** start **
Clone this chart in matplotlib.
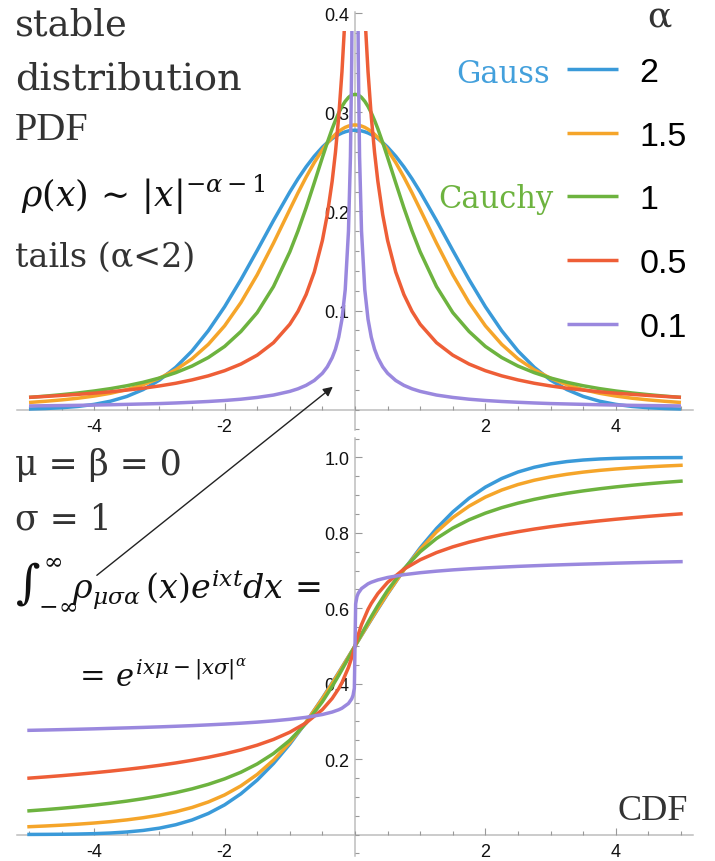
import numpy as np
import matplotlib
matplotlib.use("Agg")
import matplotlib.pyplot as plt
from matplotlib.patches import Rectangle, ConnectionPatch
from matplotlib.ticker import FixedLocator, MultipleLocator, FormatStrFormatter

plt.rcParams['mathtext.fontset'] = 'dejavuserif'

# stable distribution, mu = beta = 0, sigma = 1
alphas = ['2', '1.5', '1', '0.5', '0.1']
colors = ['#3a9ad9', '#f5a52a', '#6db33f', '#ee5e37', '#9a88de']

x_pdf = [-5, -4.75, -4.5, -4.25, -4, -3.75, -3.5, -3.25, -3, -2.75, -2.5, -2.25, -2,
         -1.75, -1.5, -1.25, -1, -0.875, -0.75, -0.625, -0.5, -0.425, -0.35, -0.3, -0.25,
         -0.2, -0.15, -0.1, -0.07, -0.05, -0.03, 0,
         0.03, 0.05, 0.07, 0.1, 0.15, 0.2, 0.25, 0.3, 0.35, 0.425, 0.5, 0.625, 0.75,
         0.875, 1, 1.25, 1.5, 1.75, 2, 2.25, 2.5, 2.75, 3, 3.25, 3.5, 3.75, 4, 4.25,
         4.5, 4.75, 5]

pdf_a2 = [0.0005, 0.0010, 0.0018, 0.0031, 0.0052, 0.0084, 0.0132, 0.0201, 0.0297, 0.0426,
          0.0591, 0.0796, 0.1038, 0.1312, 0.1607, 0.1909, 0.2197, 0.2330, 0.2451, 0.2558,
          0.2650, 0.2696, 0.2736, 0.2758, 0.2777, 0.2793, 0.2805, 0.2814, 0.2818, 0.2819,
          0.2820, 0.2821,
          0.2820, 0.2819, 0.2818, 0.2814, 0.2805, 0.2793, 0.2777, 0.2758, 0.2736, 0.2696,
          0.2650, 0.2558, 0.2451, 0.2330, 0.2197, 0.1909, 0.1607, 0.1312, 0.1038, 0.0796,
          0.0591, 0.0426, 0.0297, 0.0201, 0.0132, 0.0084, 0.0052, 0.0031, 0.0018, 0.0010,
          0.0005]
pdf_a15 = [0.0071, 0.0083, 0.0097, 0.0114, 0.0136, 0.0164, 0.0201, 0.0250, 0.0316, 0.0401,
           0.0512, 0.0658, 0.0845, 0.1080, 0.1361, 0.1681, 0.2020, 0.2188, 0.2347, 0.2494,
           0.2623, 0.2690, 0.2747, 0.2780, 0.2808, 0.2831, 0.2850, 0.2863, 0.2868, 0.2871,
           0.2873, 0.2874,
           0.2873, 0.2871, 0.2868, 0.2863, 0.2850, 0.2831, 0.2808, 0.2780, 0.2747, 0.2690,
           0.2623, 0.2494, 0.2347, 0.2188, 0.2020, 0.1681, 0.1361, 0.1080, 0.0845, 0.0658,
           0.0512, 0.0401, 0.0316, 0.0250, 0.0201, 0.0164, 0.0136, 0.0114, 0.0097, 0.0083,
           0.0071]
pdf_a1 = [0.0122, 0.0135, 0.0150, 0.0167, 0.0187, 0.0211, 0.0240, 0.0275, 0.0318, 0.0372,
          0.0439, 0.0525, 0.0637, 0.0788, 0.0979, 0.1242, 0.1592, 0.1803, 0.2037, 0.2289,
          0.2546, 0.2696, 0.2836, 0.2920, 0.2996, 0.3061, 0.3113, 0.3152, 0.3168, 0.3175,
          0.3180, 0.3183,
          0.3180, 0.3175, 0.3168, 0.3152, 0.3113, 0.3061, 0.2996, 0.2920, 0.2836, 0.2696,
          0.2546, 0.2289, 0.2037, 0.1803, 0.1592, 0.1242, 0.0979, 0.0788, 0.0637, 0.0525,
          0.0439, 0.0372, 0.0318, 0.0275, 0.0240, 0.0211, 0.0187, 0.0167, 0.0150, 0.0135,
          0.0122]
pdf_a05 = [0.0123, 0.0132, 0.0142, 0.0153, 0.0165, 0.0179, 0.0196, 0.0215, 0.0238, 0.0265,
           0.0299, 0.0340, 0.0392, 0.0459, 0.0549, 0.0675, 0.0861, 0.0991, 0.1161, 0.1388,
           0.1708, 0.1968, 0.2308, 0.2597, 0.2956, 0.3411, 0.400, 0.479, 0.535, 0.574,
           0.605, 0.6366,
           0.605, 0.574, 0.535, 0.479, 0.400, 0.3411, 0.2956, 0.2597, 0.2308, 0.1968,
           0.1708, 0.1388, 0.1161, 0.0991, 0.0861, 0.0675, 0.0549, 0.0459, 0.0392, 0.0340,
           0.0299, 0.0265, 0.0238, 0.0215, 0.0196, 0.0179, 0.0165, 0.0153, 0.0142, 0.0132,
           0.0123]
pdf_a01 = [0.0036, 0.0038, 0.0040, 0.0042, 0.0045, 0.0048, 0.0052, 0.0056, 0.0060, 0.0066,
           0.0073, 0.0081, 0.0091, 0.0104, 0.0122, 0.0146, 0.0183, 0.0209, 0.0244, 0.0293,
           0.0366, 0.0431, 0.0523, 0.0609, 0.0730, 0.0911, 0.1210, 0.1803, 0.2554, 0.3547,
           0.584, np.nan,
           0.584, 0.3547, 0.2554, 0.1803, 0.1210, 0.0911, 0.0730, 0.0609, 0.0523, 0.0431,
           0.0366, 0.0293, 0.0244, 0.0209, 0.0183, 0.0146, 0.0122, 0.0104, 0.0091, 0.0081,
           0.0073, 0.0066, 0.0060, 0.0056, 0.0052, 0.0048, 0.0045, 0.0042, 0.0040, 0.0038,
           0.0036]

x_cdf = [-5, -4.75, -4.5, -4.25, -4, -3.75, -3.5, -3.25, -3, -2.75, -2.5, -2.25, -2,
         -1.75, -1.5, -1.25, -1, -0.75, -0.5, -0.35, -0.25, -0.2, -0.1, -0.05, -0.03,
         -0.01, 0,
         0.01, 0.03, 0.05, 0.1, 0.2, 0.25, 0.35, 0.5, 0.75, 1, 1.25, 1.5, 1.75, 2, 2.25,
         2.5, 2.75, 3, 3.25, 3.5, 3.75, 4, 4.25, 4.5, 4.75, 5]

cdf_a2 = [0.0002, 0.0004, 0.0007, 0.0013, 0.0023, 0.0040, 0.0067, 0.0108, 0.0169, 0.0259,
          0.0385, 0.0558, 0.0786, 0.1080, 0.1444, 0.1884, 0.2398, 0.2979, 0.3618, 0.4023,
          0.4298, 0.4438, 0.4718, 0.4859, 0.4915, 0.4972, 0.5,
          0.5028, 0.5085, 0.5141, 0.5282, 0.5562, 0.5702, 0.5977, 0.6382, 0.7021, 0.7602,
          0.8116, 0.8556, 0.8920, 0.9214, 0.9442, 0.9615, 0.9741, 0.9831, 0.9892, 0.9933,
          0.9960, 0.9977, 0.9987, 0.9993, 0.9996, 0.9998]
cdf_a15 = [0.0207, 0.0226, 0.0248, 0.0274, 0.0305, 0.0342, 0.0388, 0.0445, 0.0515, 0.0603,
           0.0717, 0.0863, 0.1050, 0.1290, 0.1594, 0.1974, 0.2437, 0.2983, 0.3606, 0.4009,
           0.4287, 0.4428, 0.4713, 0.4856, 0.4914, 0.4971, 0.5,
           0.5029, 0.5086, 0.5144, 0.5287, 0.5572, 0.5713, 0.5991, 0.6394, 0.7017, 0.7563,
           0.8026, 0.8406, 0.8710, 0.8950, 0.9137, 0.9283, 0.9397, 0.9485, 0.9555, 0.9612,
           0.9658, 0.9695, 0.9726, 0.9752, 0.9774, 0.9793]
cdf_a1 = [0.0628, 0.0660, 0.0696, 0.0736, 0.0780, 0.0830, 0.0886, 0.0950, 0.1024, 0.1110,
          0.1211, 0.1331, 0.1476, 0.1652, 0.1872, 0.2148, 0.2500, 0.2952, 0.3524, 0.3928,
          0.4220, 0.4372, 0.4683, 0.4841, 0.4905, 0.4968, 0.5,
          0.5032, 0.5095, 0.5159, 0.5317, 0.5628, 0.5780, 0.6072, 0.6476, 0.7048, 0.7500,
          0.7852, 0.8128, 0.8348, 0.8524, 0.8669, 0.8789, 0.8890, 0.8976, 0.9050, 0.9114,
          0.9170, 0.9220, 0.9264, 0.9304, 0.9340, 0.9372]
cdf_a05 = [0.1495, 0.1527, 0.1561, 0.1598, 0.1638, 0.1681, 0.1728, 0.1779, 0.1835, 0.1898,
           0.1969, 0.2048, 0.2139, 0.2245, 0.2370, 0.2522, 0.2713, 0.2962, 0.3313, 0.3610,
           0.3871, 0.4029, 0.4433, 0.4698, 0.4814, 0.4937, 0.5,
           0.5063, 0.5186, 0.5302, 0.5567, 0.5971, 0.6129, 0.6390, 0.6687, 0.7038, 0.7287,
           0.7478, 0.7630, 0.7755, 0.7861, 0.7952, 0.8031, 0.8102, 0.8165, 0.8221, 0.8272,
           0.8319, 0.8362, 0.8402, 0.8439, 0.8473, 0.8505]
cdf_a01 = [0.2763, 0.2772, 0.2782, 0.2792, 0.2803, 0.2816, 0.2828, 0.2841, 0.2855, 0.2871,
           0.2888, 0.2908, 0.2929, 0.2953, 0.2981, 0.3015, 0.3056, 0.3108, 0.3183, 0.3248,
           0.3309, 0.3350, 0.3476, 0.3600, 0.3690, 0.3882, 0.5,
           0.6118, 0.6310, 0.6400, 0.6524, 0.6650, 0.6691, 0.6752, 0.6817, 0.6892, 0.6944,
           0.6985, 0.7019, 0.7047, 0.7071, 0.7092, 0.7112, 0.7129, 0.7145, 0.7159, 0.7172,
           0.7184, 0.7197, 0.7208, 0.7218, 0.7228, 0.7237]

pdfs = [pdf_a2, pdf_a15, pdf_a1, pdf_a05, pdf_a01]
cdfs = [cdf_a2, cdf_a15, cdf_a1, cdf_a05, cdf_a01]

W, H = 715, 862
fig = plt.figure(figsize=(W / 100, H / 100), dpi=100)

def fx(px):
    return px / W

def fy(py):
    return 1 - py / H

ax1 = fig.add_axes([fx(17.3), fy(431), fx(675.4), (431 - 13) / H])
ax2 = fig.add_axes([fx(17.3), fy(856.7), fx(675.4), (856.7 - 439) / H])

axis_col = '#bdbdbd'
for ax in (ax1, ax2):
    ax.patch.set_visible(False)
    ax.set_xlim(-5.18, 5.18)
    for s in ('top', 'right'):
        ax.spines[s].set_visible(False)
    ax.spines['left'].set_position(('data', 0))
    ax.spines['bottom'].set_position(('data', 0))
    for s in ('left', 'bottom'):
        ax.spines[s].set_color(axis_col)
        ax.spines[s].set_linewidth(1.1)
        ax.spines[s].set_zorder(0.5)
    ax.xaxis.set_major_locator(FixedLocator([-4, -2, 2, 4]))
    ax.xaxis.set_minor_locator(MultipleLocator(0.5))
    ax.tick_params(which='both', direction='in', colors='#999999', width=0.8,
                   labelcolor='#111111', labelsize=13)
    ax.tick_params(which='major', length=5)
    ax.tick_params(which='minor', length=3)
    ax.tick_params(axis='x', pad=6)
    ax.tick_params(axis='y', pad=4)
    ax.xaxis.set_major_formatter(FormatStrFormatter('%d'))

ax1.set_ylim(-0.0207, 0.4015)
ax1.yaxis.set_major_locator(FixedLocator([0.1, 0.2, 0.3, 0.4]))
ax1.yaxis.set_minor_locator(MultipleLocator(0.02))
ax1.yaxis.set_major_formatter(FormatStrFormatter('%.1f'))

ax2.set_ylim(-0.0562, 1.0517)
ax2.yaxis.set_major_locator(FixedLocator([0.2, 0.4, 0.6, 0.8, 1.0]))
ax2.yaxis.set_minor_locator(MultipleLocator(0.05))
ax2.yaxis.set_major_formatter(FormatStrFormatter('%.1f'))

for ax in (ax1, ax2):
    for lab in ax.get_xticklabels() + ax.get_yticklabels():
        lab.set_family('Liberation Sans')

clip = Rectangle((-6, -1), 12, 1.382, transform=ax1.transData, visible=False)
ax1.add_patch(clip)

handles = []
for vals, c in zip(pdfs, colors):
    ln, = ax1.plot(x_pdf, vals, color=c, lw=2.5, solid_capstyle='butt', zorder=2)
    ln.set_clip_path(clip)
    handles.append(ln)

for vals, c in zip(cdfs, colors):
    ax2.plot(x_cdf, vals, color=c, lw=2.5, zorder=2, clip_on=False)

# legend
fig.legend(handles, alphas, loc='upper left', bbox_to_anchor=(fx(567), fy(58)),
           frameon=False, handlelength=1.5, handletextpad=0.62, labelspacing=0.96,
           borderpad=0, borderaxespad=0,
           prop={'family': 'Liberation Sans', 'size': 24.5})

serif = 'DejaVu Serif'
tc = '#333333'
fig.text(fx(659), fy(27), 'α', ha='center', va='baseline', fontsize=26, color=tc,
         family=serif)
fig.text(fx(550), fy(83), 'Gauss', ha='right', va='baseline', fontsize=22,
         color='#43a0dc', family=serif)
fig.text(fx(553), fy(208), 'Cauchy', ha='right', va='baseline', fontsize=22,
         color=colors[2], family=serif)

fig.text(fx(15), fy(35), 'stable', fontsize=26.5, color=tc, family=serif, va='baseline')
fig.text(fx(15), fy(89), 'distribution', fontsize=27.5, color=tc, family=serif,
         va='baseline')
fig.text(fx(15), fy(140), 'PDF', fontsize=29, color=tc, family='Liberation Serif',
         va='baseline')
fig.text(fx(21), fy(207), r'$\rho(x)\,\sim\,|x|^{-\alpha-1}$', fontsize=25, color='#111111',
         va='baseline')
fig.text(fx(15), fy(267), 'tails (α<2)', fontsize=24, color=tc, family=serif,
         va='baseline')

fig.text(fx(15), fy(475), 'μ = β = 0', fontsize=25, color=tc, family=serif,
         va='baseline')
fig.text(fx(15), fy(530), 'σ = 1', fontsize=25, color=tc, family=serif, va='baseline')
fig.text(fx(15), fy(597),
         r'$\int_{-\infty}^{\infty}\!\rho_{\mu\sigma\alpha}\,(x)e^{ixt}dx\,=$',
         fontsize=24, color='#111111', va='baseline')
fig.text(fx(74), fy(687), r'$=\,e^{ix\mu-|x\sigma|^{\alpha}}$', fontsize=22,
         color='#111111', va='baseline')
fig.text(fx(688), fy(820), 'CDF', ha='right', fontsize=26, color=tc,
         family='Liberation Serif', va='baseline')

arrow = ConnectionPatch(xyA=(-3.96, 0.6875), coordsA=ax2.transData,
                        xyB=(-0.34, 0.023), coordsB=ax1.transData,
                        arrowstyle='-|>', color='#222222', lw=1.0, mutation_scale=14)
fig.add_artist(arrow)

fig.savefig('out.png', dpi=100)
** end **
=== WHAT THIS TASK INVOLVES ===
Restate only the lines running from the start of the material above through the line containing "plt.rcParams['mathtext.fontset'] = 'dejavuserif'", ends included. No pictures.

=== TASK SOLUTION ===
Clone this chart in matplotlib.
import numpy as np
import matplotlib
matplotlib.use("Agg")
import matplotlib.pyplot as plt
from matplotlib.patches import Rectangle, ConnectionPatch
from matplotlib.ticker import FixedLocator, MultipleLocator, FormatStrFormatter

plt.rcParams['mathtext.fontset'] = 'dejavuserif'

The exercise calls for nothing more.